Indiana State Police opens recruitment window
INDIANAPOLIS, Ind. – 2500 men and women are expected to apply between now and end of February to be part of the next Indiana State Police Recruit class.
Roughly 65 recruits, about 2.5% of all the applicants, are expected to make the cut and by the end of the 24-week long session that begins next July, ten of them are expected to drop out.
Troopers like to consider themselves an elite group of law enforcement professionals trained and trusted to patrol Indiana highways, backroads, small towns and urban environments.
“This is one of those jobs that you gotta love what you do and there’s a lot of folks in the state that want to be a trooper,” said Sgt. Roosevelt Williams. “We’re trained to be that solo patrol. That’s partially credited to our selection process to make sure we get quality candidates that can make independent decisions.”
Recruits undergo more than a thousand hours of training at the Indiana Law Enforcement Academy in Plainfield.

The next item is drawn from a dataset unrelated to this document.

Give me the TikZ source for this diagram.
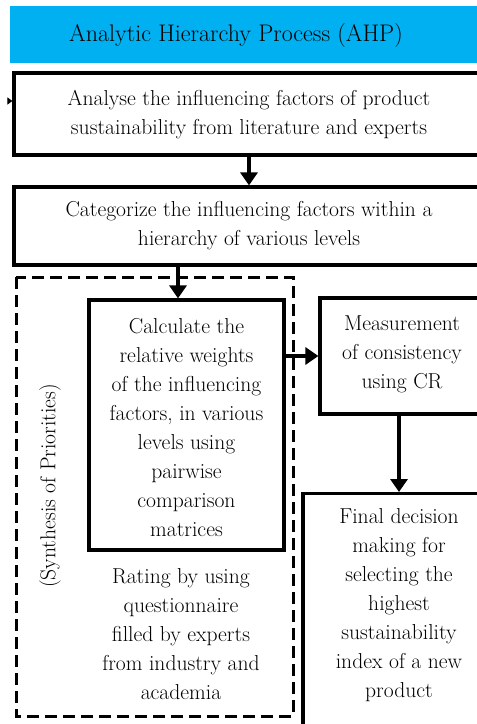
\documentclass[tikz,border=0pt]{standalone}
\usepackage{tikz}
\usetikzlibrary{arrows.meta}
\definecolor{ahpblue}{RGB}{0,176,240}
\tikzset{
    box/.style={draw, line width=3.2pt, inner sep=0pt},
    txt/.style={align=center, font=\fontsize{21.6}{29}\selectfont, inner sep=0pt},
    arr/.style={line width=3.2pt, -{Triangle[width=17pt,length=13pt]}},
}
\begin{document}
\begin{tikzpicture}[x=1pt, y=-1pt]
            \useasboundingbox (0,0) rectangle (477,724);
            \clip (0,0) rectangle (477,724);
            %
            \fill[ahpblue] (10,6) rectangle (490,63);
            \node[txt, font=\fontsize{24}{29}\selectfont] (title) at (236,36) {Analytic Hierarchy Process (AHP)};
            %
            \node[box, minimum width=470, minimum height=82] (analyse) at (249,114) {};
            \node[txt] (analysetxt) at (249,115) {Analyse the influencing factors of product\\sustainability from literature and experts};

            \node[box, minimum width=470, minimum height=78] (categ) at (249,226) {};
            \node[txt] (categtxt) at (249,226) {Categorize the influencing factors within a\\hierarchy of various levels};
            %
            \draw[line width=3pt, dash pattern=on 12pt off 6pt] (16,277) rectangle (293,716);
            \node[txt, rotate=90] (synth) at (50,486) {(Synthesis of Priorities)};
            %
            \node[box, minimum width=195, minimum height=250] (calc) at (186.5,425) {};
            \node[txt] (calctxt) at (186.5,428) {Calculate the\\relative weights\\of the influencing\\factors, in various\\levels using\\pairwise\\comparison\\matrices};

            \node[txt] (rating) at (181,634) {Rating by using\\questionnaire\\filled by experts\\from industry and\\academia};
            %
            \node[box, minimum width=164, minimum height=116] (measure) at (402,356) {};
            \node[txt] (measuretxt) at (402,354) {Measurement\\of consistency\\using CR};

            \node[box, minimum width=192, minimum height=260, anchor=north] (final) at (399,492) {};
            \node[txt] (finaltxt) at (399,605) {Final decision\\making for\\selecting the\\highest\\sustainability\\index of a new\\product};
            %
            \coordinate (drop) at (178,0);
            \coordinate (stub) at (8,101);
            %
            \draw[arr] (analyse.south) -- (categ.north);
            \draw[arr] (categ.south -| drop) -- (calc.north -| drop);
            \draw[arr] (calc.east |- measure.west) -- (measure.west);
            \draw[arr] (final.north |- measure.south) -- (final.north);
            \draw[line width=1pt, -{Triangle[width=7pt,length=5pt]}] (stub) -- (analyse.west |- stub);
        \end{tikzpicture}
\end{document}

“The academy is one of the toughest things I’ve ever gone through, even more so than military basic training,” said Trooper Arturo Azcona who patrols Indianapolis’ westside. “You go through criminal law, traffic law, and they teach you how to shoot, drive, fight, basically they want you to come out of the academy knowing you can go home to your family at night.”
It took Probationary Trooper Chris Ridgeway an extra year to secure his wife’s agreement for his application to the 77th ISP recruit class.
He graduated in October.
“I watched videos, I talked to troopers, I learned as much as I could about the State Police,” said Ridgeway, the grandson of a Kokomo policeman, who has advice for potential recruits. “Just stay in shape. Its not an easy academy. Just stay in shape and I would say try to do some ridealongs, try to get to know more.”
There are approximately 1200 Indiana State Troopers.
A recent salary hike approved by the General Assembly may convince only a dozen or so to retire in the coming year while raising recruit salaries to $42,000 annually, bumping up to $52,000 a year after 12 months solo on the road.
“We are the state police,” said Azcona. “We represent the state of Indiana.”